Consider a typical Australian service business. The owner closes up at 5pm, drives home, has dinner, and spends time with family. Meanwhile, their potential customers are doing something completely different.
They are sitting on the couch after dinner, finally getting around to that leaking tap, that blocked drain, that air conditioning quote they have been putting off. They Google. They find your business. They call.
Your phone rings five times. Voicemail.
Research shows that 80% of callers hang up without leaving a message. By the time you check your phone the next morning, that customer has called three of your competitors. One of them answered. The job is gone.
This is the expectation gap destroying Australian small businesses: customers now expect 24/7 availability, but most SMBs cannot afford to provide it.
Sources: PwC Voice of the Consumer 2025, industry research on voicemail behaviour
Something fundamental has changed in Australian consumer expectations. And it is not going back.
According to PwC's 2025 Voice of the Consumer survey, 53% of Australian respondents say 24/7 availability is key when choosing a business - compared to just 36% globally. Australians are significantly more demanding about round-the-clock access than consumers in other markets.
This is what I call the Amazon Effect. Customers can order anything at midnight and track it in real-time. They can message their bank at 2am and get an immediate response. They can book flights at 3am and receive instant confirmation.
Then they call a local plumber at 7pm and get voicemail. The cognitive dissonance is jarring.
Research from Zendesk shows that over half of consumers now expect a response within one hour of reaching out on any channel. The average positive first-response time in Australia is 7.3 hours. But many businesses leave customers waiting nearly a full day (22.8 hours) for a first reply.
For phone calls, the window is even smaller. When someone calls with an urgent need - a burst pipe, a broken air conditioner, a security alarm going off - they are not waiting seven hours. They are calling the next business on the list.

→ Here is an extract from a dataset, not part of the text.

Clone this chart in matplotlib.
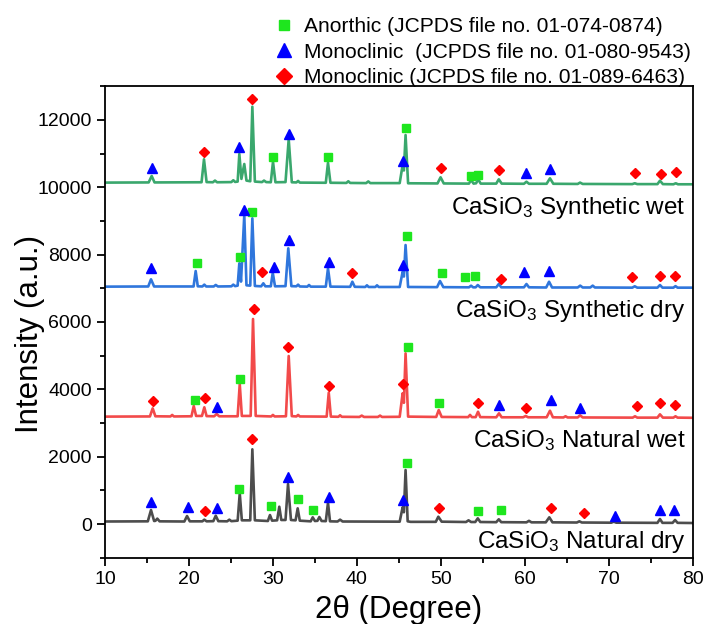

| Metric | What Customers Expect | What Most SMBs Deliver | Improvement |
|---|---|---|---|
| Availability | 24/7/365 | 9am-5pm weekdays | Gap |
| Response time | Under 1 hour | Next business day | Gap |
| After-hours handling | Live answer | Voicemail | Gap |
| Weekend coverage | Full service | Emergency only | Gap |
The obvious solution - hire night staff - is financially impossible for most Australian small businesses. And it is not because owners are unwilling to pay.
According to the Fair Work Ombudsman, Australian penalty rates for night and weekend work are among the highest in the world:
Evening shift (after 6-8pm): 115% to 117.5% of base rate Night shift (spanning midnight): 130% to 150% of base rate Saturday: 150% of base rate (175% for casuals) Sunday: 175% of base rate (200% for casuals) Public holidays: 250% of base rate (275% for casuals)
With the national minimum wage now at $24.95 per hour as of July 2025, a casual employee working a Sunday night shift earns over $50 per hour before even considering superannuation.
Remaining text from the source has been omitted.